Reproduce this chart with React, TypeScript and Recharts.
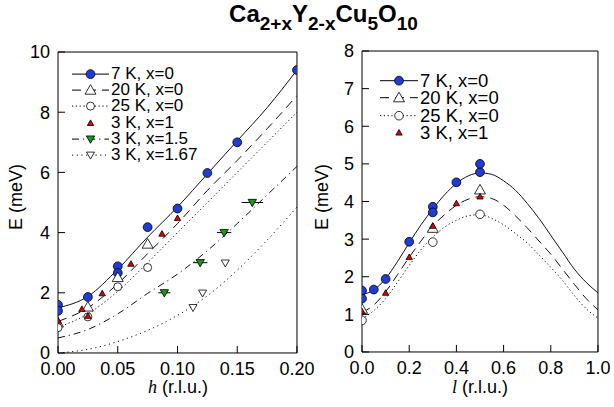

---

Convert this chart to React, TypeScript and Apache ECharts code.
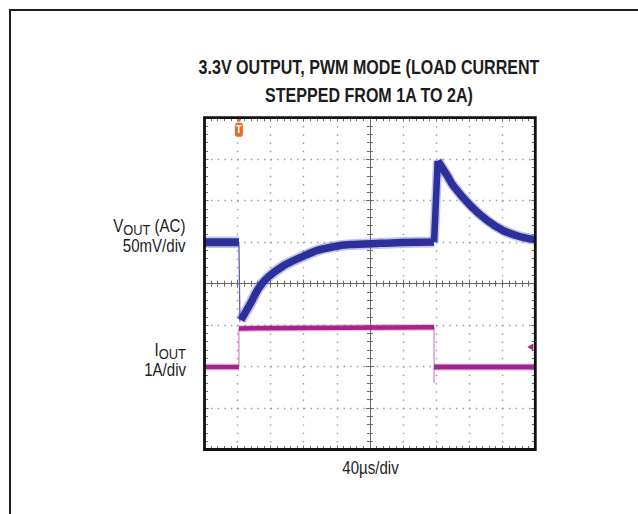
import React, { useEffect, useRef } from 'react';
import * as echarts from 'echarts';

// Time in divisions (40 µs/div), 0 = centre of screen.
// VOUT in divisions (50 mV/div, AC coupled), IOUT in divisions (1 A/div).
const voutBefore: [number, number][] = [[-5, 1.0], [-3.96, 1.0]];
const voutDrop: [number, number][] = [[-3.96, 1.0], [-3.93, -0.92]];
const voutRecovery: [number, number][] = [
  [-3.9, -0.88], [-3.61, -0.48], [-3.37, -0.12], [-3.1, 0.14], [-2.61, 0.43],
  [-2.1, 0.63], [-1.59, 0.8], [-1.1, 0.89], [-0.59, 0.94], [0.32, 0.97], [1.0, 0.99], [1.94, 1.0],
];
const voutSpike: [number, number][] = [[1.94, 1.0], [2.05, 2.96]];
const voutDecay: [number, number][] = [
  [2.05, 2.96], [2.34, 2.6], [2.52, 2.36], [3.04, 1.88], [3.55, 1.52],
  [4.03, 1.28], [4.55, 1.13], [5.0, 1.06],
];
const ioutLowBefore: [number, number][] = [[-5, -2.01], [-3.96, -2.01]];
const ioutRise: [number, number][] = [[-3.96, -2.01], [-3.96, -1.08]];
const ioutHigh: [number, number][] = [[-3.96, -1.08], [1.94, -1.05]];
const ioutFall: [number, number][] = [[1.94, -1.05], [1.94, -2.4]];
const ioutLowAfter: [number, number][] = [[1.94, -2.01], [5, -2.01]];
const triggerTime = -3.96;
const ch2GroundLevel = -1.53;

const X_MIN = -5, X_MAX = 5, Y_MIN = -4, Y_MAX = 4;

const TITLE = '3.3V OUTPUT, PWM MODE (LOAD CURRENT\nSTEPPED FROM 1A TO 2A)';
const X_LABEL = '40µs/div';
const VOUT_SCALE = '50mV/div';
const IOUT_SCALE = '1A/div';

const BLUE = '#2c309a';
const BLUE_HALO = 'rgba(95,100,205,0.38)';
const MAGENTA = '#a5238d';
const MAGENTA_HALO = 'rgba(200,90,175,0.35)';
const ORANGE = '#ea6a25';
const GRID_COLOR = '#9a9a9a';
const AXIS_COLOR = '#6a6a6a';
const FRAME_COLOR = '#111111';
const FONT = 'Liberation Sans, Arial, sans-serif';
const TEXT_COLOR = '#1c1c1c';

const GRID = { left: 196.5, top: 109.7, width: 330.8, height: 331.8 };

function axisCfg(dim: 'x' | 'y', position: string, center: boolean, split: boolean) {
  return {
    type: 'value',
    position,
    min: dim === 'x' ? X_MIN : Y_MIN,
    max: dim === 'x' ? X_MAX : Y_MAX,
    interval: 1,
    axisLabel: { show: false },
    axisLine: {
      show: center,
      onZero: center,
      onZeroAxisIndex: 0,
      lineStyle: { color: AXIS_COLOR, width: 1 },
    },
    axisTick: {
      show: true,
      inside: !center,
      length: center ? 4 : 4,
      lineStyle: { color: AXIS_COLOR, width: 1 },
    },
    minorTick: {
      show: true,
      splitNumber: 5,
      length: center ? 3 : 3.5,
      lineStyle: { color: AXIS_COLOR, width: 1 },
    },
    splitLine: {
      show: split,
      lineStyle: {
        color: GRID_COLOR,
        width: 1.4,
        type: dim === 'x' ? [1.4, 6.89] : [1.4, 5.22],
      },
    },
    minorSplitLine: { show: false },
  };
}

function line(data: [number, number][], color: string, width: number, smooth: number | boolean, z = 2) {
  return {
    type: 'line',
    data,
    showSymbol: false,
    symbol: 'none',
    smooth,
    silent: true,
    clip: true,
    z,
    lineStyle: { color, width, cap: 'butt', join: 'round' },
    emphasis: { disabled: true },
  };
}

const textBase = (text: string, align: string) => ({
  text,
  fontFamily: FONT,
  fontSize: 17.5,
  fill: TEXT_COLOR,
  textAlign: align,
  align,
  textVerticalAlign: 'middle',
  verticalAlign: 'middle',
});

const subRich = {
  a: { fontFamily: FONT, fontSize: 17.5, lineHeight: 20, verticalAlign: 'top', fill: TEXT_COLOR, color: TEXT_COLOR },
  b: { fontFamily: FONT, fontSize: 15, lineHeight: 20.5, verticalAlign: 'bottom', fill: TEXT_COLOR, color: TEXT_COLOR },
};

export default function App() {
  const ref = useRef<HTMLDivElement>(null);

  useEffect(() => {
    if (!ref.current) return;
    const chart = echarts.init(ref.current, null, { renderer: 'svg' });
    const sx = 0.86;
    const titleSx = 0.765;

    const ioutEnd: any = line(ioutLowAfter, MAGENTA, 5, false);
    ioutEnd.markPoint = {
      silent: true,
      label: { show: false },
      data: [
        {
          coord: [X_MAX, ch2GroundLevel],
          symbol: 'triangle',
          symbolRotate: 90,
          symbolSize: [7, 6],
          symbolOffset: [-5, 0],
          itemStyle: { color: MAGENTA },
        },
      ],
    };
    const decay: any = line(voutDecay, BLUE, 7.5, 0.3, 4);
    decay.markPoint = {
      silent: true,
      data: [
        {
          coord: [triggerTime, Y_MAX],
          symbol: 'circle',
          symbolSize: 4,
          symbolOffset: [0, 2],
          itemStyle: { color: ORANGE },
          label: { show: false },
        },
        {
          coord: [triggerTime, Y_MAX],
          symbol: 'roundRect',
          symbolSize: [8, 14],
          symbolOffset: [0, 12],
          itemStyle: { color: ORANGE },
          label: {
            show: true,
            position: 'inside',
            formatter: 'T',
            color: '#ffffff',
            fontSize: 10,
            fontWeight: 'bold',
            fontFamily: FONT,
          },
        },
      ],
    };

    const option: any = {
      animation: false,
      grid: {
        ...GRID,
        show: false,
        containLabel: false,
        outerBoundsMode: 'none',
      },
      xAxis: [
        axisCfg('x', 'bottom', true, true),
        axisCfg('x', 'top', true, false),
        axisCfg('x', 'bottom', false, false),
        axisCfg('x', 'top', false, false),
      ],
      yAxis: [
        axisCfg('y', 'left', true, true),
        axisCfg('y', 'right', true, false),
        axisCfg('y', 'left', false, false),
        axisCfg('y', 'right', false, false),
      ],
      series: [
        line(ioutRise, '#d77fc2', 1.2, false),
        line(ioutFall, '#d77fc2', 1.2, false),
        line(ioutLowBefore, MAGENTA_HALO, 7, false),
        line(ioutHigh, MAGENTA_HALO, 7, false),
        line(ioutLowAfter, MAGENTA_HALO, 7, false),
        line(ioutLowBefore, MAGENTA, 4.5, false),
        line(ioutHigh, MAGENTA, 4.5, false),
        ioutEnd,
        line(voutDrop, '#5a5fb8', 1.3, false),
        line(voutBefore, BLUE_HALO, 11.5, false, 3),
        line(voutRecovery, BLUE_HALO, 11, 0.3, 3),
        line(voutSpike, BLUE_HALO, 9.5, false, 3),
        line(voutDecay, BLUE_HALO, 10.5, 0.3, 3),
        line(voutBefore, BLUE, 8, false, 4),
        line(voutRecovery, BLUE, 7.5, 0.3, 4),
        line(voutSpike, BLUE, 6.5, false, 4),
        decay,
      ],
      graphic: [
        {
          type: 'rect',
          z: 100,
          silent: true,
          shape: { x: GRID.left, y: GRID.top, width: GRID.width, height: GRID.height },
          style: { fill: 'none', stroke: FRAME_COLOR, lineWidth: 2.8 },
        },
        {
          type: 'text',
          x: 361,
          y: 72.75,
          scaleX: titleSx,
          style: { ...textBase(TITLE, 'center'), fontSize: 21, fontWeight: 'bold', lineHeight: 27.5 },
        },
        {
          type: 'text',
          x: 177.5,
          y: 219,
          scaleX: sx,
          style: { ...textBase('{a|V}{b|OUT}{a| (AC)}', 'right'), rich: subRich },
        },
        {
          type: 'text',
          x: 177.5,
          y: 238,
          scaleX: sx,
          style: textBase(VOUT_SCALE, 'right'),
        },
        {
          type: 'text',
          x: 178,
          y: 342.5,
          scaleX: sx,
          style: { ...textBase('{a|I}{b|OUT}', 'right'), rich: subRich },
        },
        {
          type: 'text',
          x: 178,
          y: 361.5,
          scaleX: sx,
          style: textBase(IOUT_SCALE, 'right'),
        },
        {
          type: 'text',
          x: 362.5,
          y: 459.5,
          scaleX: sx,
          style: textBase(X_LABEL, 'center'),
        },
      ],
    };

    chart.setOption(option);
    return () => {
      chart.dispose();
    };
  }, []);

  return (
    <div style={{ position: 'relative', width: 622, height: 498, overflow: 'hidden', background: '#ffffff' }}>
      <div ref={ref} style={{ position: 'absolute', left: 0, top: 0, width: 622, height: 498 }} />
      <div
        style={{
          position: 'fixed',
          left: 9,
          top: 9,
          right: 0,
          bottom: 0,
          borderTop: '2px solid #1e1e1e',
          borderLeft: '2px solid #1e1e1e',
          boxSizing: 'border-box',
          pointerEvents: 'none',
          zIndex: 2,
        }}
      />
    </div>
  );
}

==

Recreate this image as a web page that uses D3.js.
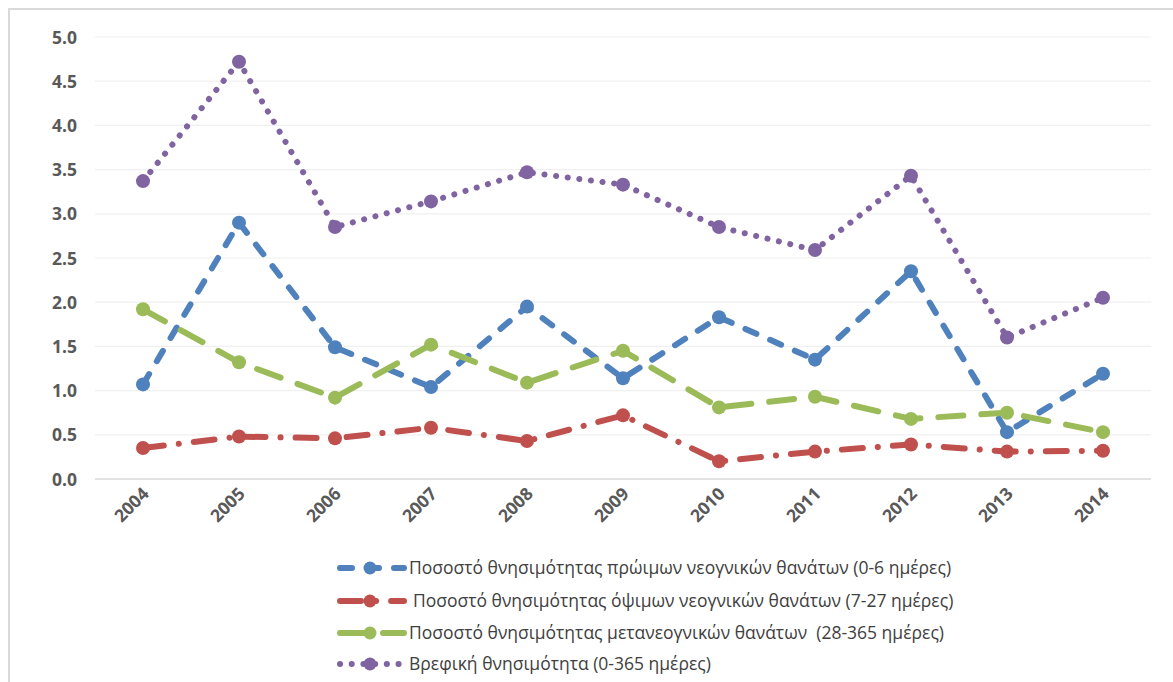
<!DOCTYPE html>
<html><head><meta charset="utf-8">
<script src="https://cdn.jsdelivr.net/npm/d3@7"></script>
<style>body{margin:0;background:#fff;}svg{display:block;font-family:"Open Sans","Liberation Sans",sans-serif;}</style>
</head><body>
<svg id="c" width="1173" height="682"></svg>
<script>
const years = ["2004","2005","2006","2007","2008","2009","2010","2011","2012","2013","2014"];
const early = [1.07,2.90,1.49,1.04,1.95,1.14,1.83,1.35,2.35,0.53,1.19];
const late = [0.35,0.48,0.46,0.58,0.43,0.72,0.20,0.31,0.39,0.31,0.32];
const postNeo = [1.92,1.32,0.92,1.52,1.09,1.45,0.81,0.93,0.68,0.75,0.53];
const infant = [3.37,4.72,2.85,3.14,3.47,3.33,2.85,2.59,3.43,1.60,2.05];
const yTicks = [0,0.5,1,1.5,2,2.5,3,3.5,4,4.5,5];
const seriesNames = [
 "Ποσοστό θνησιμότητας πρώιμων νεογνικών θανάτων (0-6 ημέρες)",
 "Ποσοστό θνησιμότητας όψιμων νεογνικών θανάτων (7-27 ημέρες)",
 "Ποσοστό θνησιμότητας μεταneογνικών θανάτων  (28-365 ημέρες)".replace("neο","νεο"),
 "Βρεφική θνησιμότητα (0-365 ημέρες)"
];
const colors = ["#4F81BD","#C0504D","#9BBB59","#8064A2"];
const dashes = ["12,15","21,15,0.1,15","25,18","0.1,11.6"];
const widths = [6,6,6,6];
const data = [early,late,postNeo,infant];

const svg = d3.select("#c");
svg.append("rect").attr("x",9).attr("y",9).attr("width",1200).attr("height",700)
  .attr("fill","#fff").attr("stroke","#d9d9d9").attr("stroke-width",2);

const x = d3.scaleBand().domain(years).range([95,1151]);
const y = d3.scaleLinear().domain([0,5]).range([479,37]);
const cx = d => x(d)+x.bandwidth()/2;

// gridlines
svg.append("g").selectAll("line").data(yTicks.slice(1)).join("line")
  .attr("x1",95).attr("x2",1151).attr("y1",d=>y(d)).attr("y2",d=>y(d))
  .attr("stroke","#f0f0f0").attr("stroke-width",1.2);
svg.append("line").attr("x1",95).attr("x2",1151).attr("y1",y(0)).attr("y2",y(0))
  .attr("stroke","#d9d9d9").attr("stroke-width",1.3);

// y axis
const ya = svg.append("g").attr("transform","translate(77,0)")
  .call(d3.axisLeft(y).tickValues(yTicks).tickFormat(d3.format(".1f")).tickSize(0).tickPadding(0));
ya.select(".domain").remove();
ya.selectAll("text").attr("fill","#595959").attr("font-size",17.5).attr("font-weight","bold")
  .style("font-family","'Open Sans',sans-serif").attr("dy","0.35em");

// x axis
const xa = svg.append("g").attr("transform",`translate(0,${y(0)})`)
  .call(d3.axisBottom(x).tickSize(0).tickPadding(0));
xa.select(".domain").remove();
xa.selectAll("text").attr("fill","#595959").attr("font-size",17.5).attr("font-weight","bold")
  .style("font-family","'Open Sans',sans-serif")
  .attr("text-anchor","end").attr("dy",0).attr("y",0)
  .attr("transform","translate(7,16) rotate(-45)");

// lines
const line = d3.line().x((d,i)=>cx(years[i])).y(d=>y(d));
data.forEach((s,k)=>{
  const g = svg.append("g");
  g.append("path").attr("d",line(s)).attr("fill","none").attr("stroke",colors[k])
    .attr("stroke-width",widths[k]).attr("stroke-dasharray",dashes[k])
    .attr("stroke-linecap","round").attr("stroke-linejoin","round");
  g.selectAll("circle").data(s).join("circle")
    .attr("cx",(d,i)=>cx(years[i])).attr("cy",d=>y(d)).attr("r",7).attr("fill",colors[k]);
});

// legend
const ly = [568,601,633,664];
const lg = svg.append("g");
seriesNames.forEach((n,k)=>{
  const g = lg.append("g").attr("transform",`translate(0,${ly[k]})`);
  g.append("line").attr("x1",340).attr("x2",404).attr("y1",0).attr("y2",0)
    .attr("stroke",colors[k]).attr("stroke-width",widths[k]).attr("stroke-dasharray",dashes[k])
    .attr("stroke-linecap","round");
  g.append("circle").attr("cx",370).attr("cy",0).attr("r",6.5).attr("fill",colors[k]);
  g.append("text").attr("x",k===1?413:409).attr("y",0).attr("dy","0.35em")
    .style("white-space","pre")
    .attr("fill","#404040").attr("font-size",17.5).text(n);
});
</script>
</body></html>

WRITTEN REQUEST =
Extract exactly, and only, the lines from the one with "Convert this chart" to the one with "import * as echarts from 'echarts';", both ends counted. Leave the images behind.

RESULT OF THIS TASK =
Convert this chart to React, TypeScript and Apache ECharts code.
import React, { useEffect, useRef } from 'react';
import * as echarts from 'echarts';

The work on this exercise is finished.